Dreiviertel der Schweizer Bevölkerung nutzt das Internet. Sie sorgt sich beim Zahlen mit Kreditkarten, bei politischen Meinungsäusserungen und um den Missbrauch persönlicher Daten. Die Onlineinhalte hingegen hält sie mehrheitlich für glaubwürdig. An eine digitale Demokratisierung glauben nur wenige Befragte, wie das von der Universität Zürich erstmals durchgeführte «World Internet Project Switzerland» belegt.

77 Prozent der Schweizer Bevölkerung ab 14 Jahren nutzt das Internet, fast alle davon surfen zu Hause. Bei der Arbeit verwenden 43 Prozent der Nutzer das Internet, das sind 56 Prozent der Schweizer Erwerbstätigen. 26 Prozent (20 Prozent der Schweizer Bevölkerung) sind auch unterwegs online und zwar vorwiegend mit Smartphones. «Der Schweizer Durchschnittsnutzer verwendet das Internet Eindreiviertel Stunden pro Tag», erklärt Studienleiter Michael Latzer vom Institut für Publizistikwissenschaft und Medienforschung der Universität Zürich, unter dessen Leitung die Studie durchgeführt wurde.
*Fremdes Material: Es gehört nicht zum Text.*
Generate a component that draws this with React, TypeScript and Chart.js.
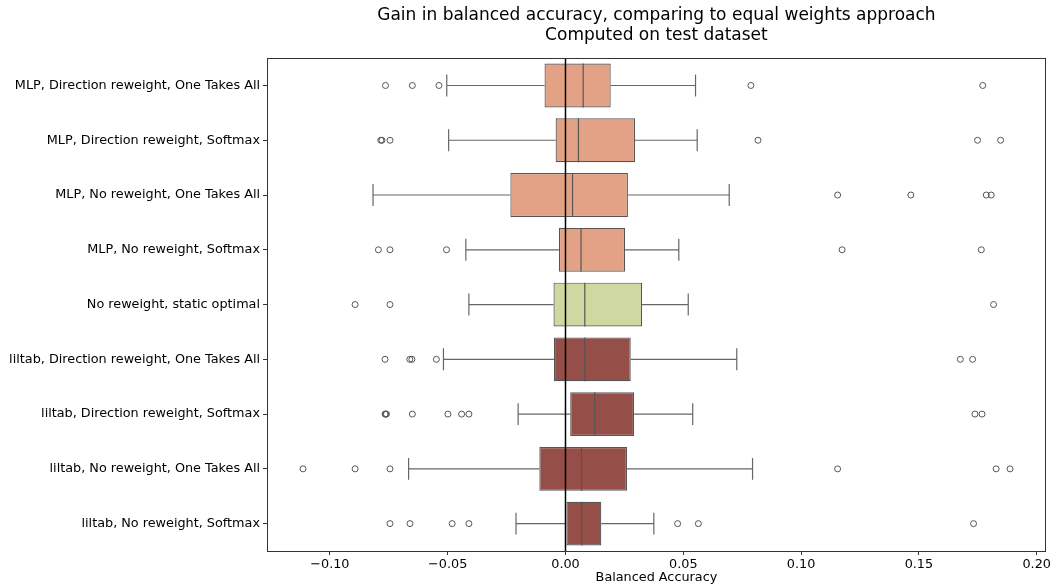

Hoch ist der Anteil an so genannten Light Usern: So verweilen jeweils etwa die Hälfte der Frauen und der Generation 60+ fünf Stunden oder weniger pro Woche im Internet. Ein Gender-Gap zwischen Frauen und Männern ist gemäss Studie praktisch nicht festzustellen.

In der Schweiz hat sich eine medial vielfältige Nutzung des Internets etabliert. So dient es beispielsweise der digitalen Orientierung: 92 Prozent Prozent der Internetnutzer verwenden Suchmaschinen, 75 Prozent suchen Nachrichten, 73 Prozent fragen Onlinelexika ab und 68 Prozent suchen Gesundheitsinformationen.
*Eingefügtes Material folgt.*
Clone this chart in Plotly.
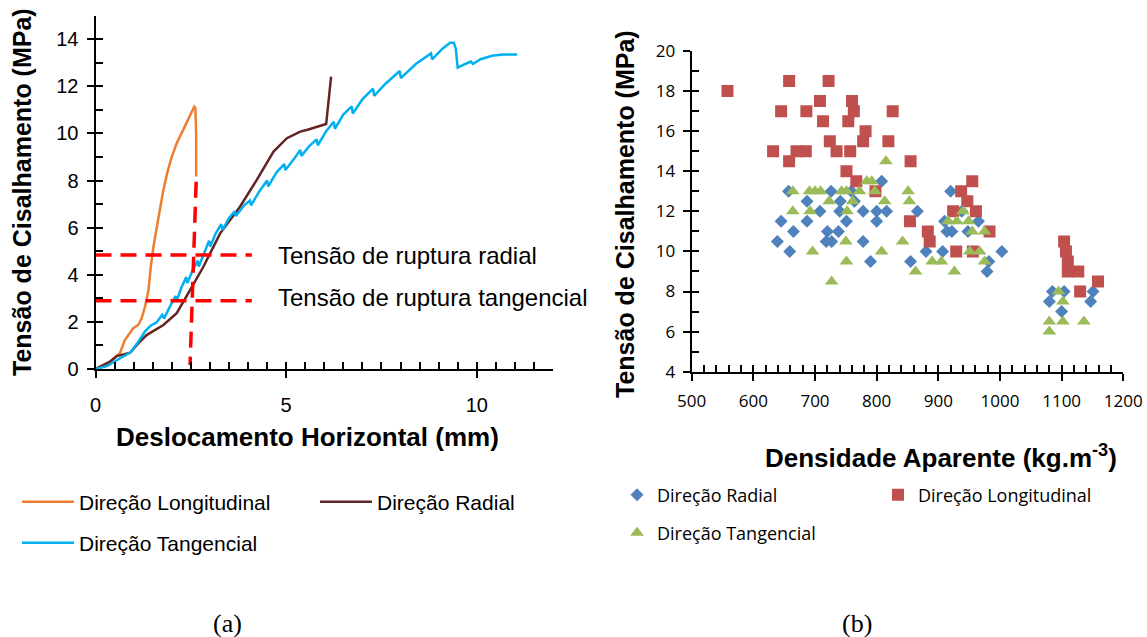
import plotly.graph_objects as go

W, H = 1147, 637

# ---------------- (a) shear stress vs horizontal displacement ----------------
long_x = [0, 0.29, 0.47, 0.64, 0.77, 0.91, 0.99, 1.12, 1.21, 1.30, 1.39, 1.45, 1.52, 1.61, 1.69,
          1.78, 1.89, 2.0, 2.13, 2.26, 2.39, 2.52, 2.59, 2.62, 2.64, 2.64]
long_y = [0, 0.17, 0.45, 0.67, 1.23, 1.58, 1.73, 1.87, 2.15, 2.65, 3.35, 4.34, 5.19, 6.04, 6.75,
          7.6, 8.38, 9.01, 9.58, 10.01, 10.43, 10.86, 11.14, 11.07, 10.01, 8.17]

rad_x = [0, 0.38, 0.56, 0.91, 1.12, 1.34, 1.78, 2.13, 2.48, 2.83, 3.27, 3.79, 4.23, 4.67, 5.02,
         5.37, 5.54, 6.05, 6.18]
rad_y = [0, 0.31, 0.55, 0.69, 1.09, 1.44, 1.87, 2.37, 3.35, 4.34, 5.76, 6.89, 8.03, 9.23, 9.8,
         10.08, 10.15, 10.4, 12.41]

tan_x = [0, 0.3, 0.5, 0.75, 0.91, 1.1, 1.3, 1.45, 1.6, 1.75, 1.8, 1.95, 2.1, 2.13, 2.25, 2.38, 2.41,
         2.55, 2.68, 2.71, 2.85, 2.98, 3.01, 3.15, 3.3, 3.33, 3.5, 3.65, 3.68, 3.9, 4.05, 4.08, 4.3,
         4.5, 4.53, 4.75, 4.95, 4.98, 5.2, 5.37, 5.4, 5.6, 5.8, 5.83, 6.05, 6.25, 6.28, 6.5, 6.72,
         6.75, 7.0, 7.28, 7.31, 7.6, 7.98, 8.01, 8.4, 8.8, 8.83, 9.1, 9.3, 9.4, 9.45, 9.5, 9.7,
         9.85, 9.9, 10.1, 10.4, 10.7, 11.06]
tan_y = [0, 0.12, 0.32, 0.55, 0.7, 1.1, 1.6, 1.85, 1.97, 2.3, 2.15, 2.65, 3.1, 2.9, 3.45, 3.9, 3.65,
         4.2, 4.6, 4.35, 4.95, 5.45, 5.2, 5.75, 6.15, 5.9, 6.4, 6.7, 6.5, 6.95, 7.15, 6.95, 7.55,
         8.0, 7.75, 8.35, 8.7, 8.45, 8.9, 9.3, 9.05, 9.45, 9.75, 9.5, 10.1, 10.5, 10.2, 10.8, 11.15,
         10.85, 11.45, 11.9, 11.6, 12.1, 12.65, 12.35, 12.95, 13.4, 13.15, 13.6, 13.85, 13.85, 13.6,
         12.8, 12.95, 13.05, 12.95, 13.15, 13.3, 13.35, 13.35]

rupt_radial_x = [0, 4.1]
rupt_radial_y = [4.84, 4.84]
rupt_tang_x = [0, 4.1]
rupt_tang_y = [2.9, 2.9]
rupt_vert_x = [2.64, 2.48]
rupt_vert_y = [7.95, 0.17]

# ---------------- (b) shear stress vs apparent density ----------------
radial_dens = [639, 645, 657, 659, 665, 687, 687, 708, 718, 720, 726, 727, 738, 740, 741, 751, 759,
               764, 778, 778, 790, 800, 800, 808, 816, 855, 866, 880, 907, 910, 914, 920, 922, 938,
               948, 965, 979, 982, 1003, 1080, 1085, 1100, 1104, 1147, 1151]
radial_tau = [10.5, 11.5, 13, 10, 11, 12.5, 11.5, 12, 10.5, 11, 13, 10.5, 11, 12, 12.5, 11.5, 13,
              12.5, 12, 10.5, 9.5, 12, 11.5, 13.5, 12, 9.5, 12, 10, 10, 11.5, 11, 13, 11, 12,
              11, 11.5, 9, 9.5, 10, 7.5, 8, 7, 8, 7.5, 8]

long_dens = [558, 632, 645, 658, 658, 670, 685, 686, 708, 713, 722, 724, 735, 751, 754, 757, 760,
             763, 767, 778, 782, 798, 819, 826, 855, 854, 883, 886, 924, 929, 937, 947, 955, 956,
             961, 983, 1104, 1107, 1110, 1110, 1127, 1130, 1159]
long_tau = [18, 15, 17, 18.5, 14.5, 15, 15, 17, 17.5, 16.5, 18.5, 15.5, 15, 14, 16.5, 15, 17.5,
            17, 13.5, 15.5, 16, 13, 15.5, 17, 14.5, 11.5, 11, 10.5, 12, 10, 13, 12.5, 13.5, 10,
            12, 11, 10.5, 10, 9.5, 9, 9, 8, 8.5]

tang_dens = [664, 664, 691, 692, 696, 700, 709, 723, 727, 743, 750, 751, 751, 752, 761, 772, 784,
             792, 797, 808, 813, 815, 842, 851, 853, 863, 890, 905, 916, 926, 930, 940, 949, 951,
             955, 967, 975, 975, 1080, 1080, 1095, 1102, 1102, 1136]
tang_tau = [13, 12, 13, 12, 10, 13, 13, 12.5, 8.5, 13, 10.5, 13, 9.5, 12, 12.5, 13, 13.5,
            13.5, 13, 10, 12.5, 14.5, 10.5, 13, 12.5, 9, 9.5, 9.5, 11.5, 9, 11.5, 12, 11.5, 10,
            11, 10, 11, 9.5, 6.5, 6, 8, 7.5, 6.5, 6.5]

ARIAL = "Liberation Sans, Arial, sans-serif"
SOFT = "Open Sans, Liberation Sans, sans-serif"

fig = go.Figure()

# left panel traces
fig.add_trace(go.Scatter(x=long_x, y=long_y, mode="lines", name="Direção Longitudinal",
                         line=dict(color="#ED7D31", width=2.5), xaxis="x", yaxis="y", legend="legend"))
fig.add_trace(go.Scatter(x=rad_x, y=rad_y, mode="lines", name="Direção Radial",
                         line=dict(color="#632523", width=2.5), xaxis="x", yaxis="y", legend="legend"))
fig.add_trace(go.Scatter(x=tan_x, y=tan_y, mode="lines", name="Direção Tangencial",
                         line=dict(color="#00B0F0", width=2.5), xaxis="x", yaxis="y", legend="legend3"))
for xs, ys in [(rupt_radial_x, rupt_radial_y), (rupt_tang_x, rupt_tang_y), (rupt_vert_x, rupt_vert_y)]:
    fig.add_trace(go.Scatter(x=xs, y=ys, mode="lines", showlegend=False, hoverinfo="skip",
                             line=dict(color="#FF0000", width=3.5, dash="16px,9px"),
                             xaxis="x", yaxis="y"))

# right panel traces
fig.add_trace(go.Scatter(x=radial_dens, y=radial_tau, mode="markers", name="Direção Radial",
                         marker=dict(symbol="diamond", size=10, color="#4F81BD"),
                         xaxis="x2", yaxis="y2", legend="legend2"))
fig.add_trace(go.Scatter(x=long_dens, y=long_tau, mode="markers", name="Direção Longitudinal",
                         marker=dict(symbol="square", size=12, color="#C0504D"),
                         xaxis="x2", yaxis="y2", legend="legend2"))
fig.add_trace(go.Scatter(x=tang_dens, y=tang_tau, mode="markers", name="Direção Tangencial",
                         marker=dict(symbol="triangle-up", size=12, color="#9BBB59"),
                         xaxis="x2", yaxis="y2", legend="legend4"))

# dummy traces for the overlay (inside tick) axes
fig.add_trace(go.Scatter(x=[None], y=[None], showlegend=False, xaxis="x3", yaxis="y3"))
fig.add_trace(go.Scatter(x=[None], y=[None], showlegend=False, xaxis="x4", yaxis="y4"))

LX = [95.5 / W, 553 / W]
LY = [1 - 369 / H, 1 - 15.7 / H]
RX = [691.7 / W, 1123.3 / W]
RY = [1 - 371.7 / H, 1 - 51 / H]

base = dict(showline=True, linecolor="black", linewidth=2, showgrid=False, zeroline=False,
            ticks="outside", ticklen=7, tickwidth=2, tickcolor="black", automargin=False,
            fixedrange=True)
inner = dict(showline=False, showgrid=False, zeroline=False, ticks="inside", ticklen=7,
             tickwidth=2, tickcolor="black", showticklabels=False, automargin=False)

fig.update_layout(
    width=W, height=H, margin=dict(l=0, r=0, t=0, b=0),
    paper_bgcolor="white", plot_bgcolor="rgba(0,0,0,0)",
    xaxis=dict(base, domain=LX, range=[0, 12], tick0=0, dtick=5, anchor="y",
               tickfont=dict(family=ARIAL, size=20, color="black"), ticklabelstandoff=10),
    yaxis=dict(base, domain=LY, range=[0, 15], tick0=0, dtick=2, anchor="x",
               tickfont=dict(family=ARIAL, size=20, color="black"), ticklabelstandoff=4),
    xaxis3=dict(inner, range=[0, 12], tick0=0, dtick=0.5, overlaying="x", anchor="y3",
                domain=LX),
    yaxis3=dict(inner, range=[0, 15], tick0=0, dtick=1, overlaying="y", anchor="x3",
                domain=LY),
    xaxis2=dict(base, domain=RX, range=[500, 1200], tick0=500, dtick=100, anchor="y2",
                tickfont=dict(family=SOFT, size=17, color="black"), ticklabelstandoff=6),
    yaxis2=dict(base, domain=RY, range=[4, 20], tick0=4, dtick=2, anchor="x2",
                tickfont=dict(family=SOFT, size=17, color="black"), ticklabelstandoff=4),
    xaxis4=dict(inner, range=[500, 1200], tick0=500, dtick=20, overlaying="x2", anchor="y4",
                domain=RX),
    yaxis4=dict(inner, range=[4, 20], tick0=4, dtick=1, overlaying="y2", anchor="x4",
                domain=RY),
    legend=dict(orientation="h", x=17 / W, xanchor="left", y=1 - 502 / H, yanchor="middle",
                itemwidth=52, entrywidth=231, entrywidthmode="pixels", bgcolor="rgba(0,0,0,0)",
                font=dict(family=ARIAL, size=21, color="black")),
    legend3=dict(orientation="h", x=17 / W, xanchor="left", y=1 - 543 / H, yanchor="middle",
                 itemwidth=52, bgcolor="rgba(0,0,0,0)",
                 font=dict(family=ARIAL, size=21, color="black")),
    legend2=dict(orientation="h", x=617 / W, xanchor="left", y=1 - 495 / H, yanchor="middle",
                 entrywidth=216, entrywidthmode="pixels", bgcolor="rgba(0,0,0,0)",
                 font=dict(family=SOFT, size=18, color="black")),
    legend4=dict(orientation="h", x=617 / W, xanchor="left", y=1 - 533 / H, yanchor="middle",
                 bgcolor="rgba(0,0,0,0)", font=dict(family=SOFT, size=18, color="black")),
)

ann = [
    dict(text="Tensão de ruptura radial", x=4.73, y=4.84, xref="x", yref="y", xanchor="left",
         yanchor="middle", font=dict(family=ARIAL, size=24, color="black")),
    dict(text="Tensão de ruptura tangencial", x=4.73, y=3.05, xref="x", yref="y", xanchor="left",
         yanchor="middle", font=dict(family=ARIAL, size=24, color="black")),
    dict(text="<b>Tensão de Cisalhamento (MPa)</b>", x=22 / W, y=1 - 192 / H, xref="paper",
         yref="paper", textangle=-90, xanchor="center", yanchor="middle",
         font=dict(family=ARIAL, size=25, color="black")),
    dict(text="<b>Deslocamento Horizontal (mm)</b>", x=307 / W, y=1 - 437 / H, xref="paper",
         yref="paper", xanchor="center", yanchor="middle",
         font=dict(family=ARIAL, size=26, color="black")),
    dict(text="<b>Tensão de Cisalhamento (MPa)</b>", x=625 / W, y=1 - 214 / H, xref="paper",
         yref="paper", textangle=-90, xanchor="center", yanchor="middle",
         font=dict(family=ARIAL, size=25, color="black")),
    dict(text="<b>Densidade Aparente (kg.m<sup>-3</sup>)</b>", x=941 / W, y=1 - 456 / H,
         xref="paper", yref="paper", xanchor="center", yanchor="middle",
         font=dict(family=ARIAL, size=26, color="black")),
    dict(text="(a)", x=227 / W, y=1 - 623 / H, xref="paper", yref="paper",
         xanchor="center", yanchor="middle",
         font=dict(family="Liberation Serif, Times New Roman, serif", size=26, color="black")),
    dict(text="(b)", x=857 / W, y=1 - 623 / H, xref="paper", yref="paper",
         xanchor="center", yanchor="middle",
         font=dict(family="Liberation Serif, Times New Roman, serif", size=26, color="black")),
]
for a in ann:
    a["showarrow"] = False
fig.update_layout(annotations=ann)

fig.write_html("out.html")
66 Prozent der Schweizer Internetnutzer besuchen Videoportale, 54 Prozent hören Musik, 43 Prozent hören Radiosendungen. 37 Prozent schauen zeitversetzt Fernsehen, 35 Prozent sehen live fern und 33 Prozent spielen online.

78 Prozent der helvetischen Internetnutzer suchen Produktinformationen, 74 Prozent informieren sich zu Reisen, 65 Prozent vergleichen Preise und 63 Prozent kaufen sowie bezahlen online. Diese Anwendungen lassen sich unter dem Begriff des digitalen Wirtschaftens zusammenfassen.

Als digitales Sozialisieren gilt beispielsweise das E-Mail, was 96 Prozent der Onliner benutzen. Die Hälfte (54 Prozent) ist Mitglied in sozialen Netzwerken - mehr in privaten (46 Prozent) als in beruflichen (23 Prozent). 43 Prozent verwenden Instant Messaging, 31 Prozent telefonieren im Internet und zehn Prozent bewegen sich in Kontaktbörsen.

59 Prozent der Internetnutzer laden Fotos hoch, 34 Prozent beteiligen sich in Diskussionsforen, 29 Prozent laden Musikvideos hoch und 14 Prozent eigene Videos. Diese Tätigkeiten lassen sich als digitale Kreation bezeichnen.

«Das Internet wird als Informationsquelle wichtiger eingeschätzt denn als Unterhaltungsquelle», so Michael Latzer. Aber bezogen auf die gesamte Schweizer Gesellschaft liege das Internet sowohl als Informations- als auch als Unterhaltungsquelle hinter den traditionellen Massenmedien. Für Internetnutzer ist jedoch das Internet als Informationsquelle gleich wichtig wie die anderen Medien Zeitung, Radio und TV. Aber auch Internetnutzer unterhalten sich lieber, indem sie TV schauen oder Radio hören.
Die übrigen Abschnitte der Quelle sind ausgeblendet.